GUY DARCOURT, professeur émérite de psychiatrie (Université de Nice Sophia-Antipolis), s’interroge dans la dernière publication du Haut Conseil de la santé publique*, sur la possibilité, pour les professionnels de santé, d’assurer un égal accès aux soins. Le problème ne se pose pas tant en terme de moyens, mais ici, d’éthique. Comment définir cette égalité brandie comme un impératif de justice sociale ? S’agit-il d’égalité d’accès aux soins par rapport à la demande ou aux besoins ? « La difficulté vient de ce qu’il n’y a pas toujours parallélisme entre le besoin et la demande des patients », remarque le Pr Darcourt.
Dans les deux cas, le principe égalitaire souffre de l’épreuve de la réalité. Il est plus facile, en apparence, de répondre à un objectif d’égalité par rapport aux demandes, qui sont exprimées par les patients. Mais elles ne correspondent pas systématiquement à des besoins. Guy Darcourt cite en exemple les sujets anxieux qui se croient malades du corps, et qu’il faudrait réorienter vers des médecins du psychisme, les « vérificateurs », qui multiplient les bilans, et les « revendiquants » qui font fonctionner le système de santé parce qu’ils y ont droit. Dès lors se posent plusieurs questions dont les réponses ne peuvent être universelles.
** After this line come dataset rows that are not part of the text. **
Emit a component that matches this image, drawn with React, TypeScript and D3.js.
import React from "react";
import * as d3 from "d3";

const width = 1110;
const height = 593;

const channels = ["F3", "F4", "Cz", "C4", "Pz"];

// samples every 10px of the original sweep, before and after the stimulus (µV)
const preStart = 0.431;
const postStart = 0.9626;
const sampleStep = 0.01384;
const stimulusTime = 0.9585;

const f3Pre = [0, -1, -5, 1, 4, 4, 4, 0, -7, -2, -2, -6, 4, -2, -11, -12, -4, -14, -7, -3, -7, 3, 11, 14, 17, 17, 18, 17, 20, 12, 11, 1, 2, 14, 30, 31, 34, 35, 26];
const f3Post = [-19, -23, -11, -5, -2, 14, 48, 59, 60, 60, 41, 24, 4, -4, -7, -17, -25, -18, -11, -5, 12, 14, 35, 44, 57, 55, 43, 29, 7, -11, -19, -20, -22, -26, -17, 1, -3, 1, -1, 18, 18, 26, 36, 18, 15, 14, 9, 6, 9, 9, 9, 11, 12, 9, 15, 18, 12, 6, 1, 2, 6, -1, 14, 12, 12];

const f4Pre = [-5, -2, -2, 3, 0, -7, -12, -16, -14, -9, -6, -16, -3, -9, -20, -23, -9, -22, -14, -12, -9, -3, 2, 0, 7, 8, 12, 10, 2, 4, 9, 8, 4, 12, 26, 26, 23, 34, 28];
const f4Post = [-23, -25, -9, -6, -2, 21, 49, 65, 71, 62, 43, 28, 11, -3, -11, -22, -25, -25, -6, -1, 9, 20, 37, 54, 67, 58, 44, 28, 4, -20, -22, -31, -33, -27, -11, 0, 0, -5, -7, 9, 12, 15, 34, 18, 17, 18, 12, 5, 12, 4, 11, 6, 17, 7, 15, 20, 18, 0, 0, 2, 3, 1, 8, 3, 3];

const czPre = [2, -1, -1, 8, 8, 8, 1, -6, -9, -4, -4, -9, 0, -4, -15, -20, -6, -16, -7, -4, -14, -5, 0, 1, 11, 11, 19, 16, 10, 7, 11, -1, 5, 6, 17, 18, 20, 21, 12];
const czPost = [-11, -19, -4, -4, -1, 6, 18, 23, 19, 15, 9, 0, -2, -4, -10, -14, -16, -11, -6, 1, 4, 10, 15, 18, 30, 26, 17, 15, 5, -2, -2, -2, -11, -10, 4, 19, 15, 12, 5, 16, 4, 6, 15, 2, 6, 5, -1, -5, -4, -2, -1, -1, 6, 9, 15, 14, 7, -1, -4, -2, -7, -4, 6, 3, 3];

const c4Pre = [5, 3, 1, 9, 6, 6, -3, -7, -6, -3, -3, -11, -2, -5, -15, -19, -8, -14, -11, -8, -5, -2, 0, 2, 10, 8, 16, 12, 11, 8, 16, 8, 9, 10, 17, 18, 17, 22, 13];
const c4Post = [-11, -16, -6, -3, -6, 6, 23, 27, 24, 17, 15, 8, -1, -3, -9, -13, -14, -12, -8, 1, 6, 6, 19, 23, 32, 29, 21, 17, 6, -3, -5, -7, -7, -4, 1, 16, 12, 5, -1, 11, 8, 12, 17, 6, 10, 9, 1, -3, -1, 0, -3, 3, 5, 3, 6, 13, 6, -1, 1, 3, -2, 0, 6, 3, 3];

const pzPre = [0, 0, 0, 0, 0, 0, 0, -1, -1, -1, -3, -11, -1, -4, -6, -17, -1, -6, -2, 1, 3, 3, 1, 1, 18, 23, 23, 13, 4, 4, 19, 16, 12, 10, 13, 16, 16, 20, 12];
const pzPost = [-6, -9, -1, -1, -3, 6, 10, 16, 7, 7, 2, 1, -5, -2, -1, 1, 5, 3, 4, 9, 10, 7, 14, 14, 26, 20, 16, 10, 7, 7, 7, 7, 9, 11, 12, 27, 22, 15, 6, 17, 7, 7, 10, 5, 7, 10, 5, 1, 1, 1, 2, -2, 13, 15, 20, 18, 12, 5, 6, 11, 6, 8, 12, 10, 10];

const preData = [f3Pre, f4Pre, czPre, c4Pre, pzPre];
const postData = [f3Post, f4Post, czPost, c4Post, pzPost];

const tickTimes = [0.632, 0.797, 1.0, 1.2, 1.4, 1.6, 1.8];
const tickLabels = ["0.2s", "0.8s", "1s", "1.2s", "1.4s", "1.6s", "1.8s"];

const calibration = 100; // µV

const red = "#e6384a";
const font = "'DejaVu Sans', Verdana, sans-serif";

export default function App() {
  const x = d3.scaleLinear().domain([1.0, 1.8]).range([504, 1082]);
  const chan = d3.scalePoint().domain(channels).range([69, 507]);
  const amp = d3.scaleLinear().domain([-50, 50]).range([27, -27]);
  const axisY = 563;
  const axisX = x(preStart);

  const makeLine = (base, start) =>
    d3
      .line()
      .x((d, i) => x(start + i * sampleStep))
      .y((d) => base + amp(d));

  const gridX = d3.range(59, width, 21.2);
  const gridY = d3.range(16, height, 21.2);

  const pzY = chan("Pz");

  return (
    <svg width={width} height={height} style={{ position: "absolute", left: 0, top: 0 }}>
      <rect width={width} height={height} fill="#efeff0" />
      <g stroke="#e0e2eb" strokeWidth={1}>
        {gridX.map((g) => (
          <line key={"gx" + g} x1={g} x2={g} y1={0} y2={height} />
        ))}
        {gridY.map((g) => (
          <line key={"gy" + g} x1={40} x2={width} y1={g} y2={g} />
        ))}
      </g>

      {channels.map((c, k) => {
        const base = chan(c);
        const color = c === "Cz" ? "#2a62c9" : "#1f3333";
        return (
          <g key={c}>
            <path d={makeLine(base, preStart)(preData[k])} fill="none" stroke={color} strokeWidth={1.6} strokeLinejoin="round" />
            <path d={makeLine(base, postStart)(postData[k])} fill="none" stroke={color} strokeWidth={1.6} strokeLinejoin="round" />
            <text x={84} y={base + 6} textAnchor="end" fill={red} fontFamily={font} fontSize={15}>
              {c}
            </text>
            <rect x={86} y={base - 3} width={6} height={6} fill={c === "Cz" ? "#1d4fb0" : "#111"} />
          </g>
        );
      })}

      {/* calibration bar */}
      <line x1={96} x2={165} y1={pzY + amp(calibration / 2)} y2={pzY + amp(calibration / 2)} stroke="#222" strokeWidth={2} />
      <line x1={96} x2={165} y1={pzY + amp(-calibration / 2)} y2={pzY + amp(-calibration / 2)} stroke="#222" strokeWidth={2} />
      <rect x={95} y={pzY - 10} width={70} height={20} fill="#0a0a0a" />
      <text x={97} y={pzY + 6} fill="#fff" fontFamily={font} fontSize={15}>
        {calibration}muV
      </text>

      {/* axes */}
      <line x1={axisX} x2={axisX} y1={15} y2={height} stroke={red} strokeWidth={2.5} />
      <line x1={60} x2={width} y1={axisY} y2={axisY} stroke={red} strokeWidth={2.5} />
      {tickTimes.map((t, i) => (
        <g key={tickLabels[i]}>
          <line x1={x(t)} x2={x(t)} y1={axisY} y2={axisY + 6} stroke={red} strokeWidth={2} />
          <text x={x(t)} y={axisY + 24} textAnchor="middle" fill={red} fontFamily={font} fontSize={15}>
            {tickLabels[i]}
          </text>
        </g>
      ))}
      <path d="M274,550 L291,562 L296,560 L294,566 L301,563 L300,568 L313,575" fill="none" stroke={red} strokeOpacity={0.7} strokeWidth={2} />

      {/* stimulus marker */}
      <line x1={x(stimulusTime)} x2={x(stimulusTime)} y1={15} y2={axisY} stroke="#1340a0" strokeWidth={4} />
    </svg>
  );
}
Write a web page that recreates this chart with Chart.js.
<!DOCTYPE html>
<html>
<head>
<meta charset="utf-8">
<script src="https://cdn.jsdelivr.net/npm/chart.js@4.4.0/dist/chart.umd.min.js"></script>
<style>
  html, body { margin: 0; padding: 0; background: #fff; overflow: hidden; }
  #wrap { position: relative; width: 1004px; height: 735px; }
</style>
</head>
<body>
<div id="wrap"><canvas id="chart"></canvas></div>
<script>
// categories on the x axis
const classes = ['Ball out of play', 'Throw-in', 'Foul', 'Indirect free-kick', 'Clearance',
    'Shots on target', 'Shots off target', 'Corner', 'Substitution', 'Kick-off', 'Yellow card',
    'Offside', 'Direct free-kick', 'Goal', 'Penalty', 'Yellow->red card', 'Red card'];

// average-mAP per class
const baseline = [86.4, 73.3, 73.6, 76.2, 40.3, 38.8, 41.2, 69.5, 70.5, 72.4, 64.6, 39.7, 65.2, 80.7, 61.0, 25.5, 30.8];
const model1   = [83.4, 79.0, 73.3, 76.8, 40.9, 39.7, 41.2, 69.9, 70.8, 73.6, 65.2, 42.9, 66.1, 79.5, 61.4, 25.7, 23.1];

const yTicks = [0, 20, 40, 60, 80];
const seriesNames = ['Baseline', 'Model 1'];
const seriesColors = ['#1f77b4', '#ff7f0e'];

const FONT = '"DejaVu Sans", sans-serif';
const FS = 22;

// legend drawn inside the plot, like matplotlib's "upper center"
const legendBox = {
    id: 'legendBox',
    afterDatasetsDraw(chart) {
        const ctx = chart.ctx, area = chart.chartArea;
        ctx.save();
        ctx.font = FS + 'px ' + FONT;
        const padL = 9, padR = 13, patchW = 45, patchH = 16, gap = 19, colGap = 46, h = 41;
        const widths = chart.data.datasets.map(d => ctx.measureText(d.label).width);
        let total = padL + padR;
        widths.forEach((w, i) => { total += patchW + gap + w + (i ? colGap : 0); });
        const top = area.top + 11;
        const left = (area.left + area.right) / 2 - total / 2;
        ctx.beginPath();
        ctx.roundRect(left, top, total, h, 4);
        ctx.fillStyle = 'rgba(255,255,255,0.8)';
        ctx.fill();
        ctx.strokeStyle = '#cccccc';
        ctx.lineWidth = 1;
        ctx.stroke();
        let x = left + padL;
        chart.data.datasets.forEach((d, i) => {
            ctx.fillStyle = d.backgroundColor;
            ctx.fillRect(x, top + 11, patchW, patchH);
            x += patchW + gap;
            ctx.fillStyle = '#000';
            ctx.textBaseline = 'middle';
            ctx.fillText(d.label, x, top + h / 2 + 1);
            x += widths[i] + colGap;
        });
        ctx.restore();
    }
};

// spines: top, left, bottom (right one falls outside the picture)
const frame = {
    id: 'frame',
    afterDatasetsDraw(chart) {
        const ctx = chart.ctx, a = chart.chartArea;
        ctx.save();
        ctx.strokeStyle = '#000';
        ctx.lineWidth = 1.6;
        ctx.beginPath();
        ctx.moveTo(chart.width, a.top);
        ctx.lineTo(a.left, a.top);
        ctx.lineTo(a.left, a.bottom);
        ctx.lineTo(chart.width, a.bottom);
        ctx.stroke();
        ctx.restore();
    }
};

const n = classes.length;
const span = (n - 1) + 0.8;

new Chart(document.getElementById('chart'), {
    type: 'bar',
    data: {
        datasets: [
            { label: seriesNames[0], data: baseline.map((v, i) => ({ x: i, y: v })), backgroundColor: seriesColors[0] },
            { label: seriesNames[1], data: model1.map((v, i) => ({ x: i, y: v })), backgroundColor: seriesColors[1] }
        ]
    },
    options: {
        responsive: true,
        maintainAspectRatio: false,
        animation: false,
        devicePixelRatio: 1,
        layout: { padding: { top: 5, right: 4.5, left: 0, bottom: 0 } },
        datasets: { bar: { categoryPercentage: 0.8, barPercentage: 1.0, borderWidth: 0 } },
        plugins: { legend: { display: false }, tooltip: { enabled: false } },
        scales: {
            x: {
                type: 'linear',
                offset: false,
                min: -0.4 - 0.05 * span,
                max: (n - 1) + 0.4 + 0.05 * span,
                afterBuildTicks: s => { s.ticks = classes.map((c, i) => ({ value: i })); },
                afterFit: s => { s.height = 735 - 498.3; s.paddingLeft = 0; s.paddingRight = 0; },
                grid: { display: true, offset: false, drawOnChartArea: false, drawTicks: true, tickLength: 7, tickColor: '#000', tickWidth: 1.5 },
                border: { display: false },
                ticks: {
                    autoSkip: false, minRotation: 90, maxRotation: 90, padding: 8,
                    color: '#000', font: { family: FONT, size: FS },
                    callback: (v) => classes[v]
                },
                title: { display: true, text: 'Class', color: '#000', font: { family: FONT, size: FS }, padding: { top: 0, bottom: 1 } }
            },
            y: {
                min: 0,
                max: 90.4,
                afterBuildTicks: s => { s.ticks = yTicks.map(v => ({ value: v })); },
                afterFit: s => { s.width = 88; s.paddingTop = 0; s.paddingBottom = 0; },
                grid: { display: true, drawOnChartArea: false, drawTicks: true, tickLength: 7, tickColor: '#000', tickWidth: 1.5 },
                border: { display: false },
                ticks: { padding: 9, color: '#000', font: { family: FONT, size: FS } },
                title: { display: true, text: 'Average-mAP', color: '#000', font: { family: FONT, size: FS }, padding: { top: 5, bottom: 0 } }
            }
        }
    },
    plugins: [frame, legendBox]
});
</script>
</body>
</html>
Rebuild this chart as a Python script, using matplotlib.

Quelle est la motivation du soignant qui réalise un soin : son intérêt personnel, la volonté de « fidéliser » son patient, voire d’en tirer un bénéfice ? A-t-il le droit de frustrer un malade ? Dans quelle mesure accéder à toute demande entre-t-il en conflit avec des devoirs d’économie envers la société ?
Le médecin éducateur.
Assurer l’égalité d’accès aux soins dont les citoyens ont besoin présente d’autres enjeux éthiques. Les besoins sont parfois inconnus des personnes qui ne veulent pas savoir, par accès d’optimisme ou par crainte. Ils sont les principaux destinataires des campagnes d’information, de dépistage et de vaccination. Le médecin doit alors s’interroger sur l’attitude qu’il adopte à leur égard, de l’incitation à l’indifférence. D’autres patients qui se soignent mal (pour diverses raisons, dont des tendances inconscientes d’autodestruction) requièrent du médecin un rôle non seulement de prescripteur, mais d’éducateur.
Enfin la pratique du médecin confine à ses limites face aux souffrant qui n’expriment aucune demande malgré d’énormes besoins, et qui vivent souvent dans la précarité. Pire, ces personnes démunies pratiquent souvent une « inversion des demandes », explique Guy Darcourt : « ils parlent de leur santé à des travailleurs sociaux qui ne sont pas en mesure de les prendre en charge et de leurs problèmes sociaux aux médecins qui ne peuvent les résoudre ». Le soignant doit alors trouver un équilibre entre l’indifférence et l’obligation de soins. « Il faut aller vers, sans imposer, (...) coordonner l’action des équipes sociales et celle des institutions de soins, élaborer des méthodes d’accueil, former les soignants à l relation avec ces sujets », développe le psychiatre. Un plaidoyer en faveur d’un décloisonnement des pratiques médicales et sociales.
*Actualité et dossier en santé publique n°77, décembre 2011.